Des chats… et des luttes sociales, les œuvres engagées de Théophile Alexandre Steinlen au MCBA


PAR PIERRE JEANNERET

Il est juste un peu dommage que cette remarquable exposition soit reléguée dans l’espace Focus du Musée cantonal des Beaux-Arts. Pour la voir, il faut donc parcourir les salles de la présentation permanente axées sur l’art contemporain, les tableaux plus anciens étant situés au premier étage. Mais ce n’est finalement pas un mal. Cela permettra à un nouveau public de découvrir les riches collections de notre musée dont la construction est récente…

Revenons à Théophile Alexandre Steinlen (1859-1923), né à Lausanne, naturalisé français et mort à Paris. Cet artiste, dessinateur brillant, est surtout célèbre pour ses affiches, notamment celle pour le cabaret montmartrois Le Chat Noir. Les amoureux des félidés se régaleront de ses fameux dessins de chats, représentés dans toutes les attitudes possibles. Mais à nos yeux l’essentiel de l’exposition n’est pas là.

Steinlen se réclamait des idéaux libertaires. Il faisait même un travail assumé de propagande, dans le sens nullement péjoratif du terme. Ses œuvres (dessins, fusains, lithographies) représentent volontiers le petit peuple des travailleurs, les vagabonds, les prostituées, les miséreux, les prisonniers. En cela, elles incarnent un autre aspect de la soi-disant Belle Époque, celui des « damnés de la terre ». L’artiste a contribué activement à des revues anarchistes, comme Gil Blas, la revue du chanteur Aristide Bruant Le Mirliton, L’Assiette au beurre, ou encore Le Petit Sou. C’est un extraordinaire dessinateur de presse, admiré déjà de son vivant, notamment par le jeune Picasso. On s’arrêtera devant l’œuvre intitulée Les mineurs : elle fait allusion à la tragédie de Courrières en 1906, qui fit 1099 morts suite à une explosion dans une mine de charbon, et qui remua l’opinion publique. Le fusain traduit avec force le monde noir et souterrain de la mine. Quant à ses eaux-fortes, avec leurs contrastes de lumière et d’ombre, elles ne sont pas sans rappeler celles de Rembrandt.

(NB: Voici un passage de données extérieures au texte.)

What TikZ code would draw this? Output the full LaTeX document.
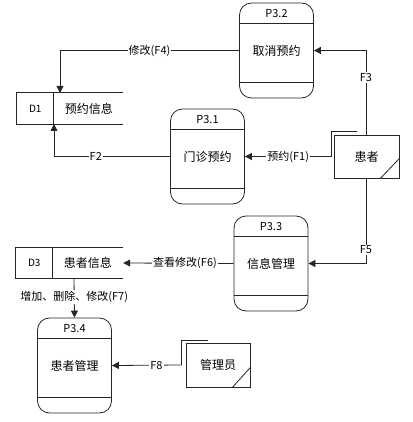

Républicain, antimilitariste, anticlérical, syndicaliste, anticolonialiste, dreyfusard (n’en jetez plus !), Steinlen dénonce la police, l’armée, les bourgeois gras qu’il considère comme les oppresseurs du peuple, les massacreurs de Communards en 1871. Au contraire, et de manière certes manichéenne, il exalte les luttes populaires, dessine souvent Marianne, l’égérie de la République, en Liberté guidant le peuple, brandissant des fers brisés. On n’est pas obligé d’adhérer à ses idées, mais tout le monde reconnaît aujourd’hui son génie de dessinateur.

La guerre de 1914-1918 lui fait horreur. Il ne montre pas des scènes patriotiques censées exalter la Victoire, mais les adieux déchirants des mobilisés à la gare de l’Est, les veuves, les « poilus » dans la saleté de leurs tranchées, les charniers de cette grande boucherie européenne. L’une de ses œuvres, qui reste d’une singulière actualité, s’intitule d’ailleurs « Guerre à la guerre ! »

On découvrira aussi un Steinlen plus serein, celui, moins connu, de ses huiles, et ses représentations de femmes à la toilette, dont un superbe pastel, Le bain, dans la ligne d’Edouard Degas. Remarquons aussi le beau portrait de celle qui fut son modèle et sa maîtresse africaine, Moseïda, plein de dignité et où n’affleure pas le moindre racisme. On appréciera enfin des histoires …de chats, qui annoncent la bande dessinée.

Cette exposition, conçue pour les cent ans de la mort de l’artiste, doit beaucoup aux collections propres du MCBA (qui possède 1000 oeuvres du célèbre artiste lausannois), mais aussi à la généreuse donation d’un couple de Zurichois, Paul et Tina Stohler, qui leur a ajouté 600 pièces. À voir absolument !

« Steinlen. Coups de griffe et patte de velours », MCBA, Lausanne, jusqu’au 18 février 2024.